• _What you need to do_
All of the listing below must be repeated word for word. Pictures are the only thing to omit.

• _Supplied material_

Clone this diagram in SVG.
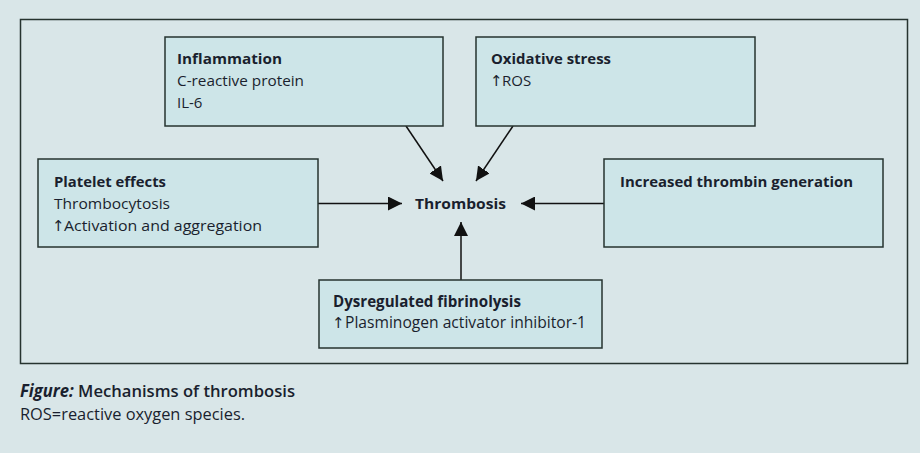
<svg xmlns="http://www.w3.org/2000/svg" width="920" height="453" viewBox="0 0 920 453">
<defs>
<marker id="ah" viewBox="0 0 10 10" refX="10" refY="5" markerWidth="14" markerHeight="14" markerUnits="userSpaceOnUse" orient="auto">
<path d="M0,0 L10,5 L0,10 z" fill="#111"/>
</marker>
<style>
.box{fill:#cde5e8;stroke:#26332f;stroke-width:1.5}
.t{font-family:"Open Sans","Noto Sans",sans-serif;font-size:15px;fill:#1a1f2e}
.b{font-weight:bold}
.sb{font-weight:600}
.l{font-size:16px}
.cap{font-size:17px}
.up{font-family:"DejaVu Sans",sans-serif;font-size:15px;fill:#1a1f2e}
.c{stroke:#111;stroke-width:1.5;fill:none;marker-end:url(#ah)}
</style>
</defs>
<rect width="920" height="453" fill="#d9e6e8"/>
<rect x="20.5" y="19.5" width="887" height="344" fill="none" stroke="#26332f" stroke-width="1.5"/>
<g id="connectors">
<line class="c" x1="406" y1="126" x2="443" y2="181"/>
<line class="c" x1="513" y1="126" x2="476" y2="181"/>
<line class="c" x1="318" y1="203.5" x2="402" y2="203.5"/>
<line class="c" x1="604" y1="203.5" x2="521" y2="203.5"/>
<line class="c" x1="461" y1="280" x2="461" y2="222"/>
</g>
<g id="inflammation">
<rect class="box" x="165" y="37" width="278" height="89"/>
<text class="t b" x="177" y="64" textLength="105" lengthAdjust="spacingAndGlyphs">Inflammation</text>
<text class="t" x="177" y="86" textLength="127" lengthAdjust="spacingAndGlyphs">C-reactive protein</text>
<text class="t" x="177" y="108">IL-6</text>
</g>
<g id="oxidative">
<rect class="box" x="476" y="37" width="279" height="89"/>
<text class="t b" x="491" y="64" textLength="120" lengthAdjust="spacingAndGlyphs">Oxidative stress</text>
<text class="up" x="490" y="86">↑</text>
<text class="t" x="502" y="86">ROS</text>
</g>
<g id="platelet">
<rect class="box" x="38" y="159" width="280" height="88"/>
<text class="t b" x="54" y="187" textLength="112" lengthAdjust="spacingAndGlyphs">Platelet effects</text>
<text class="t" x="54" y="209" textLength="116" lengthAdjust="spacingAndGlyphs">Thrombocytosis</text>
<text class="up" x="52" y="231">↑</text>
<text class="t" x="64" y="231" textLength="198" lengthAdjust="spacingAndGlyphs">Activation and aggregation</text>
</g>
<g id="thrombin">
<rect class="box" x="604" y="159" width="279" height="88"/>
<text class="t b" x="620" y="187" textLength="233" lengthAdjust="spacingAndGlyphs">Increased thrombin generation</text>
</g>
<g id="thrombosis">
<text class="t b" x="415" y="209" textLength="91" lengthAdjust="spacingAndGlyphs">Thrombosis</text>
</g>
<g id="fibrinolysis">
<rect class="box" x="319" y="280" width="283" height="68"/>
<text class="t b l" x="333" y="307" textLength="188" lengthAdjust="spacingAndGlyphs">Dysregulated fibrinolysis</text>
<text class="up" x="332" y="328">↑</text>
<text class="t l" x="345" y="328" textLength="241" lengthAdjust="spacingAndGlyphs">Plasminogen activator inhibitor-1</text>
</g>
<g id="caption">
<text class="t cap sb" x="20" y="397" textLength="275" lengthAdjust="spacingAndGlyphs"><tspan font-style="italic" font-weight="bold">Figure:</tspan> Mechanisms of thrombosis</text>
<text class="t cap" x="20" y="420" textLength="225" lengthAdjust="spacingAndGlyphs">ROS=reactive oxygen species.</text>
</g>
</svg>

• _Exercise output_
Clone this diagram in SVG.
<svg xmlns="http://www.w3.org/2000/svg" width="920" height="453" viewBox="0 0 920 453">
<defs>
<marker id="ah" viewBox="0 0 10 10" refX="10" refY="5" markerWidth="14" markerHeight="14" markerUnits="userSpaceOnUse" orient="auto">
<path d="M0,0 L10,5 L0,10 z" fill="#111"/>
</marker>
<style>
.box{fill:#cde5e8;stroke:#26332f;stroke-width:1.5}
.t{font-family:"Open Sans","Noto Sans",sans-serif;font-size:15px;fill:#1a1f2e}
.b{font-weight:bold}
.sb{font-weight:600}
.l{font-size:16px}
.cap{font-size:17px}
.up{font-family:"DejaVu Sans",sans-serif;font-size:15px;fill:#1a1f2e}
.c{stroke:#111;stroke-width:1.5;fill:none;marker-end:url(#ah)}
</style>
</defs>
<rect width="920" height="453" fill="#d9e6e8"/>
<rect x="20.5" y="19.5" width="887" height="344" fill="none" stroke="#26332f" stroke-width="1.5"/>
<g id="connectors">
<line class="c" x1="406" y1="126" x2="443" y2="181"/>
<line class="c" x1="513" y1="126" x2="476" y2="181"/>
<line class="c" x1="318" y1="203.5" x2="402" y2="203.5"/>
<line class="c" x1="604" y1="203.5" x2="521" y2="203.5"/>
<line class="c" x1="461" y1="280" x2="461" y2="222"/>
</g>
<g id="inflammation">
<rect class="box" x="165" y="37" width="278" height="89"/>
<text class="t b" x="177" y="64" textLength="105" lengthAdjust="spacingAndGlyphs">Inflammation</text>
<text class="t" x="177" y="86" textLength="127" lengthAdjust="spacingAndGlyphs">C-reactive protein</text>
<text class="t" x="177" y="108">IL-6</text>
</g>
<g id="oxidative">
<rect class="box" x="476" y="37" width="279" height="89"/>
<text class="t b" x="491" y="64" textLength="120" lengthAdjust="spacingAndGlyphs">Oxidative stress</text>
<text class="up" x="490" y="86">↑</text>
<text class="t" x="502" y="86">ROS</text>
</g>
<g id="platelet">
<rect class="box" x="38" y="159" width="280" height="88"/>
<text class="t b" x="54" y="187" textLength="112" lengthAdjust="spacingAndGlyphs">Platelet effects</text>
<text class="t" x="54" y="209" textLength="116" lengthAdjust="spacingAndGlyphs">Thrombocytosis</text>
<text class="up" x="52" y="231">↑</text>
<text class="t" x="64" y="231" textLength="198" lengthAdjust="spacingAndGlyphs">Activation and aggregation</text>
</g>
<g id="thrombin">
<rect class="box" x="604" y="159" width="279" height="88"/>
<text class="t b" x="620" y="187" textLength="233" lengthAdjust="spacingAndGlyphs">Increased thrombin generation</text>
</g>
<g id="thrombosis">
<text class="t b" x="415" y="209" textLength="91" lengthAdjust="spacingAndGlyphs">Thrombosis</text>
</g>
<g id="fibrinolysis">
<rect class="box" x="319" y="280" width="283" height="68"/>
<text class="t b l" x="333" y="307" textLength="188" lengthAdjust="spacingAndGlyphs">Dysregulated fibrinolysis</text>
<text class="up" x="332" y="328">↑</text>
<text class="t l" x="345" y="328" textLength="241" lengthAdjust="spacingAndGlyphs">Plasminogen activator inhibitor-1</text>
</g>
<g id="caption">
<text class="t cap sb" x="20" y="397" textLength="275" lengthAdjust="spacingAndGlyphs"><tspan font-style="italic" font-weight="bold">Figure:</tspan> Mechanisms of thrombosis</text>
<text class="t cap" x="20" y="420" textLength="225" lengthAdjust="spacingAndGlyphs">ROS=reactive oxygen species.</text>
</g>
</svg>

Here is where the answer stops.